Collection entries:

***

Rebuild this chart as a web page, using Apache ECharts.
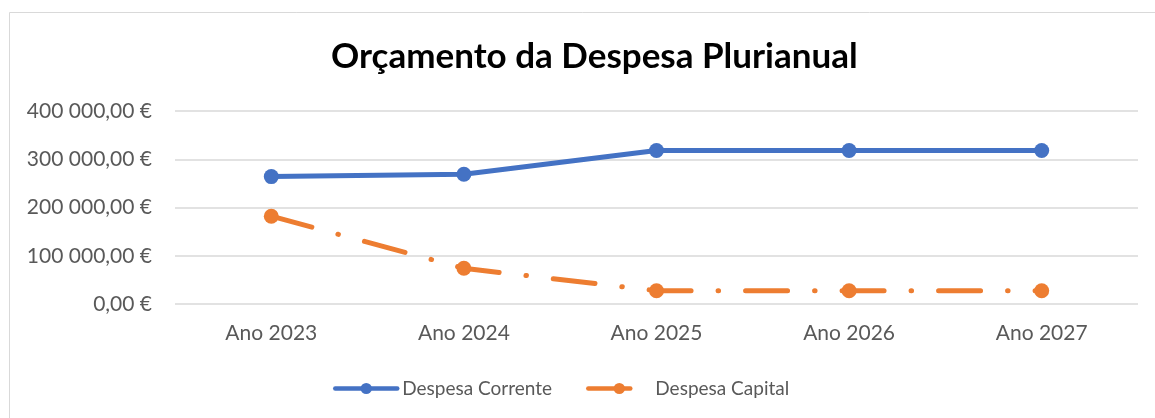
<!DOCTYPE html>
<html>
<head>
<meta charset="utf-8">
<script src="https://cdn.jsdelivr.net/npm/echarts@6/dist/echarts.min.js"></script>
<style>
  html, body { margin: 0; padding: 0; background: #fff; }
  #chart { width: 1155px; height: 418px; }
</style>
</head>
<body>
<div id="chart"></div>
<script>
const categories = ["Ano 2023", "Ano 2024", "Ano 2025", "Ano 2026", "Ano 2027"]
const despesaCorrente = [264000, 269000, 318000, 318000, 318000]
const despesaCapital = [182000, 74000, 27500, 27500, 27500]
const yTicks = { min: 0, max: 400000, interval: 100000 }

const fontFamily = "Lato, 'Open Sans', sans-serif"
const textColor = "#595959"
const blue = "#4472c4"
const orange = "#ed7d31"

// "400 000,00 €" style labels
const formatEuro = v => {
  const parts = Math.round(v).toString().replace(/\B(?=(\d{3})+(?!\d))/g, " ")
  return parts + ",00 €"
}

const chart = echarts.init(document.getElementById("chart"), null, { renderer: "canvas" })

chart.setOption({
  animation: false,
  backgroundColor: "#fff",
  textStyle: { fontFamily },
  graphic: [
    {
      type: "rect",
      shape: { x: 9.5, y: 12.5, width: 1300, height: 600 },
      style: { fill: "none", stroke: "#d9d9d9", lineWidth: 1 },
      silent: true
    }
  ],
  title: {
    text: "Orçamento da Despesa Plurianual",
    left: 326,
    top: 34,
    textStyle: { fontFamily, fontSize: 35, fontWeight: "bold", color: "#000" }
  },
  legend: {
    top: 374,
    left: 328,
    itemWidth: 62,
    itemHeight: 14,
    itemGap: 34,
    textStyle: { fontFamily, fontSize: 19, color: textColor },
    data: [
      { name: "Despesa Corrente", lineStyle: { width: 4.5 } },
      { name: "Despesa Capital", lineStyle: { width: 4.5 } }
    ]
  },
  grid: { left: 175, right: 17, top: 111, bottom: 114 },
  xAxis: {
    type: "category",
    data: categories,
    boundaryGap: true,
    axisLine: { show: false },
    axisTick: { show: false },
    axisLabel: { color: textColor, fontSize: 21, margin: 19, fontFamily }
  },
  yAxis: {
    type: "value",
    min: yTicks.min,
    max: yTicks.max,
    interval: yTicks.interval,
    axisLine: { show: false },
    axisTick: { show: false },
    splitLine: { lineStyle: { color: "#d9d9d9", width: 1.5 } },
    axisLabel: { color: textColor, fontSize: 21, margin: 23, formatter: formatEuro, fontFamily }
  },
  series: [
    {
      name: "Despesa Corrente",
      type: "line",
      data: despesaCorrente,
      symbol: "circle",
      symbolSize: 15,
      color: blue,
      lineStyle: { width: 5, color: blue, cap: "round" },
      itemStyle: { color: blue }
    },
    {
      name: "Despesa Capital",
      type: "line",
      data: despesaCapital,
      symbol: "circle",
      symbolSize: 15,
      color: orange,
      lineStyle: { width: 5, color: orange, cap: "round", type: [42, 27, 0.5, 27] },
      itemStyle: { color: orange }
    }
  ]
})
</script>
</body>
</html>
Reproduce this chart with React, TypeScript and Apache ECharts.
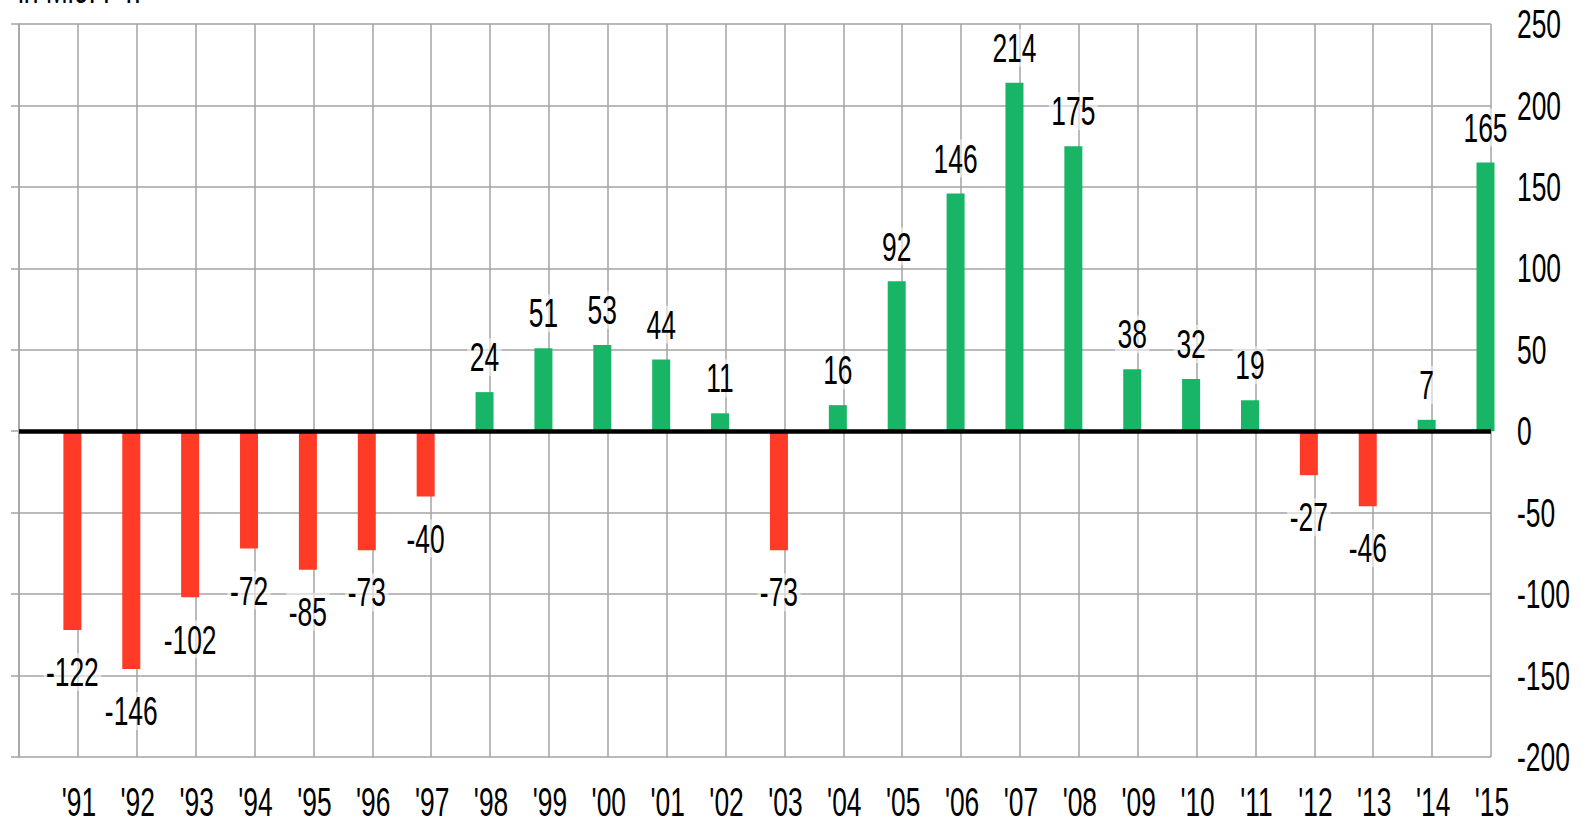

***

** Exercise objective **
Transcribe the whole listing, character for character, but not its images.

** Answer to this problem **
Rebuild this chart as a web page, using Apache ECharts.
<!DOCTYPE html>
<html>
<head>
<meta charset="utf-8">
<script src="https://cdn.jsdelivr.net/npm/echarts@6/dist/echarts.min.js"></script>
<style>
  html, body { margin: 0; padding: 0; background: #fff; }
  #chart { width: 1155px; height: 418px; }
</style>
</head>
<body>
<div id="chart"></div>
<script>
const categories = ["Ano 2023", "Ano 2024", "Ano 2025", "Ano 2026", "Ano 2027"]
const despesaCorrente = [264000, 269000, 318000, 318000, 318000]
const despesaCapital = [182000, 74000, 27500, 27500, 27500]
const yTicks = { min: 0, max: 400000, interval: 100000 }

const fontFamily = "Lato, 'Open Sans', sans-serif"
const textColor = "#595959"
const blue = "#4472c4"
const orange = "#ed7d31"

// "400 000,00 €" style labels
const formatEuro = v => {
  const parts = Math.round(v).toString().replace(/\B(?=(\d{3})+(?!\d))/g, " ")
  return parts + ",00 €"
}

const chart = echarts.init(document.getElementById("chart"), null, { renderer: "canvas" })

chart.setOption({
  animation: false,
  backgroundColor: "#fff",
  textStyle: { fontFamily },
  graphic: [
    {
      type: "rect",
      shape: { x: 9.5, y: 12.5, width: 1300, height: 600 },
      style: { fill: "none", stroke: "#d9d9d9", lineWidth: 1 },
      silent: true
    }
  ],
  title: {
    text: "Orçamento da Despesa Plurianual",
    left: 326,
    top: 34,
    textStyle: { fontFamily, fontSize: 35, fontWeight: "bold", color: "#000" }
  },
  legend: {
    top: 374,
    left: 328,
    itemWidth: 62,
    itemHeight: 14,
    itemGap: 34,
    textStyle: { fontFamily, fontSize: 19, color: textColor },
    data: [
      { name: "Despesa Corrente", lineStyle: { width: 4.5 } },
      { name: "Despesa Capital", lineStyle: { width: 4.5 } }
    ]
  },
  grid: { left: 175, right: 17, top: 111, bottom: 114 },
  xAxis: {
    type: "category",
    data: categories,
    boundaryGap: true,
    axisLine: { show: false },
    axisTick: { show: false },
    axisLabel: { color: textColor, fontSize: 21, margin: 19, fontFamily }
  },
  yAxis: {
    type: "value",
    min: yTicks.min,
    max: yTicks.max,
    interval: yTicks.interval,
    axisLine: { show: false },
    axisTick: { show: false },
    splitLine: { lineStyle: { color: "#d9d9d9", width: 1.5 } },
    axisLabel: { color: textColor, fontSize: 21, margin: 23, formatter: formatEuro, fontFamily }
  },
  series: [
    {
      name: "Despesa Corrente",
      type: "line",
      data: despesaCorrente,
      symbol: "circle",
      symbolSize: 15,
      color: blue,
      lineStyle: { width: 5, color: blue, cap: "round" },
      itemStyle: { color: blue }
    },
    {
      name: "Despesa Capital",
      type: "line",
      data: despesaCapital,
      symbol: "circle",
      symbolSize: 15,
      color: orange,
      lineStyle: { width: 5, color: orange, cap: "round", type: [42, 27, 0.5, 27] },
      itemStyle: { color: orange }
    }
  ]
})
</script>
</body>
</html>
Reproduce this chart with React, TypeScript and Apache ECharts.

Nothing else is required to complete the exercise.